Prime Minister Benjamin Netanyahu put it slightly more delicately last year when announcing steps to curb illegal immigration. "There is broad agreement that we need to protect the state of Israel and its future as a Jewish and democratic state," he said, referring to the fear that the growing presence of African immigrants poses a threat to the Jewish majority in Israel.
There is a strong lobby that opposes Mr Netanyahu and Mr Katz's logic, saying that as a state of many former refugees, Israel has a special responsibility to care for asylum-seekers.
But while both sides of the argument have focussed on the national picture and on political ideology, public discourse is now shifting towards the local and
revolving around social class.
In late January more than 100 people gathered outside the notoriously smart Tel Aviv home of Defence Minister Ehud Barak, protesting against what they see as his inadequate action to stop the influx. But more significant than the fact they were standing there was their traversing of the city's north-south divide to get there.
They were residents of the depressed Hatikva neighbourhood in southern Tel Aviv, travelling to the city's smart northern district. Of the 35,000 illegal immigrants who have arrived in Israel since 2005 most have headed to Tel Aviv, and they have concentrated themselves in Hatikva, living in flats bought up by quick-buck landlords who have divided them up into small sections.
The protesters were pointedly going to the area where Israel's political elite tends to live with an accusation that it cares little if Hatikva, traditionally a Jewish working class area, changes and goes what they consider downhill, while it would be a different matter if the illegal immigrants were moving in next door to Mr Barak and his ilk.

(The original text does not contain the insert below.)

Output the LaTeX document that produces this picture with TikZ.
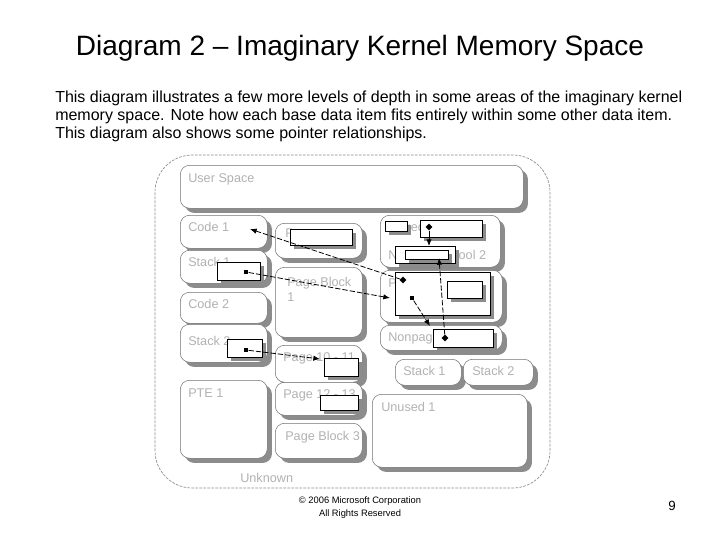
\documentclass[tikz,border=0pt]{standalone}
\usepackage{fontspec}
\setmainfont{Liberation Sans}
\usetikzlibrary{shadows,arrows.meta}
\newcommand\bx[6]{\node[#2,anchor=north west,minimum width={(#5-#3)*0.75pt},minimum height={(#6-#4)*0.75pt}] (#1) at (#3,#4) {};}
\begin{document}
\begin{tikzpicture}[x=0.75pt,y=-0.75pt,
  rbox/.style={draw=black!55,line width=0.4pt,fill=white,rounded corners=7pt,inner sep=0pt,
     drop shadow={shadow xshift=3.5pt,shadow yshift=-3.5pt,fill=black!45,opacity=1}},
  sbox/.style={draw=black,line width=0.6pt,fill=white,inner sep=0pt,
     drop shadow={shadow xshift=3pt,shadow yshift=-3pt,fill=black!45,opacity=1}},
  lab/.style={text=black!30,font=\fontsize{9.5}{11}\selectfont,anchor=north west,inner sep=0pt},
  dot/.style={fill=black,inner sep=0pt,minimum size=3.5pt},
  con/.style={line width=0.6pt,dash pattern=on 4pt off 1.5pt,-{Latex[length=5pt,width=4pt]}},
  para/.style={anchor=west,inner sep=0pt,font=\fontsize{12}{14}\selectfont}]
\useasboundingbox (0,0) rectangle (720,540);
\fill[white] (0,0) rectangle (720,540);
\node[font=\fontsize{21}{25}\selectfont] (title) at (360,48) {Diagram 2 – Imaginary Kernel Memory Space};
\node[para] (p1) at (55,98) {This diagram illustrates a few more levels of depth in some areas of the imaginary kernel};
\node[para] (p2) at (55,116) {memory space. Note how each base data item fits entirely within some other data item.};
\node[para] (p3) at (55,134) {This diagram also shows some pointer relationships.};
% outer frame
\draw[black!45,line width=0.5pt,rounded corners=28pt,dash pattern=on 2pt off 1pt] (155,155) rectangle (550,488);
\node[lab] (lunk) at (240,473) {Unknown};
% left column
\bx{user}{rbox}{180}{165}{523}{208}
\bx{code1}{rbox}{180}{215}{267}{248}
\bx{stack1}{rbox}{180}{250}{267}{283}
\bx{code2}{rbox}{180}{292}{267}{323}
\bx{stack2}{rbox}{180}{324}{267}{362}
\bx{pte1}{rbox}{180}{380}{267}{458}
% middle column
\bx{pb0}{rbox}{275}{223}{362}{258}
\bx{pb1}{rbox}{275}{267}{362}{337}
\bx{pg10}{rbox}{275}{345}{362}{382}
\bx{pg12}{rbox}{275}{382}{362}{415}
\bx{pb3}{rbox}{275}{423}{362}{458}
% right column
\bx{pp1}{rbox}{380}{215}{500}{267}
\bx{pp2}{rbox}{380}{270}{502}{322}
\bx{np}{rbox}{380}{325}{502}{350}
\bx{st1}{rbox}{395}{359}{461}{385}
\bx{st2}{rbox}{463}{359}{533}{385}
\bx{unused}{rbox}{372}{394}{527}{467}
% labels
\node[lab] (l1) at (188,173) {User Space};
\node[lab] (l2) at (188,222) {Code 1};
\node[lab] (l3) at (188,257) {Stack 1};
\node[lab] (l4) at (188,299) {Code 2};
\node[lab] (l5) at (188,336) {Stack 2};
\node[lab] (l6) at (188,389) {PTE 1};
\node[lab] (l7) at (285,229) {P};
\node[lab] (l8) at (287,277) {Page Block};
\node[lab] (l8b) at (287,293) {1};
\node[lab] (l9) at (283,352) {Page 10 - 11};
\node[lab] (l10) at (283,389) {Page 12 - 13};
\node[lab] (l11) at (285,431) {Page Block 3};
\node[lab] (l12) at (388,222) {Paged Pool};
\node[lab] (l13) at (388,250) {Nonpaged Pool 2};
\node[lab] (l14) at (388,279) {P};
\node[lab] (l15) at (388,332) {Nonpaged};
\node[lab] (l16) at (403,366) {Stack 1};
\node[lab] (l17) at (472,366) {Stack 2};
\node[lab] (l18) at (381,402) {Unused 1};
% inner sharp boxes
\bx{i1}{sbox}{217}{262}{260}{280}
\bx{i2}{sbox}{227}{339}{262}{357}
\bx{i3}{sbox}{290}{229}{352}{245}
\bx{i4}{sbox}{324}{358}{358}{376}
\bx{i5}{sbox}{320}{395}{358}{410}
\bx{i6}{sbox}{385}{221}{407}{231}
\bx{i7}{sbox}{420}{220}{482}{237}
\bx{i8}{sbox}{395}{246}{455}{263}
\bx{i8b}{sbox}{405}{250}{448}{259}
\bx{i9}{sbox}{395}{272}{490}{315}
\bx{i10}{sbox}{447}{281}{482}{298}
\bx{i11}{sbox}{433}{329}{493}{347}
% pointers
\node[dot] (d1) at (246,272) {};
\node[dot] (d2) at (246,350) {};
\node[dot,rotate=45] (d3) at (429,227) {};
\node[dot] (d4) at (412,298) {};
\node[dot,rotate=45] (d5) at (445,338) {};
\node[dot,rotate=45] (d6) at (403,280) {};
\coordinate (t1) at (390,298);
\coordinate (t2) at (320,359);
\coordinate (t3) at (429,246);
\coordinate (t4) at (430,326);
\coordinate (t5) at (439,258);
\coordinate (t6) at (250,229);
\draw[con] (d1) -- (t1);
\draw[con] (d2) -- (t2);
\draw[con,dash pattern=] (d3) -- (t3);
\draw[con] (d4) -- (t4);
\draw[con] (d5) -- (t5);
\draw[con] (d6) -- (t6);
% footer
\node[font=\fontsize{7}{8}\selectfont] (f1) at (360,501) {© 2006 Microsoft Corporation};
\node[font=\fontsize{7}{8}\selectfont] (f2) at (360,514) {All Rights Reserved};
\node[font=\fontsize{10}{12}\selectfont] (pg) at (672,506) {9};
\end{tikzpicture}
\end{document}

The political significance of this fresh focus in the immigration debate cannot be overstated. The claim of being a marginalised locale which is ignored by the elite was precisely what put the need for the defence of Sderot on the national agenda. The nationalistic objection to illegal immigration seems, to many Israelis, too long-term to be relevant and tinged with racism. Hatikva's protesters - perhaps also driven by prejudice - prove that there are other powerful forces at work.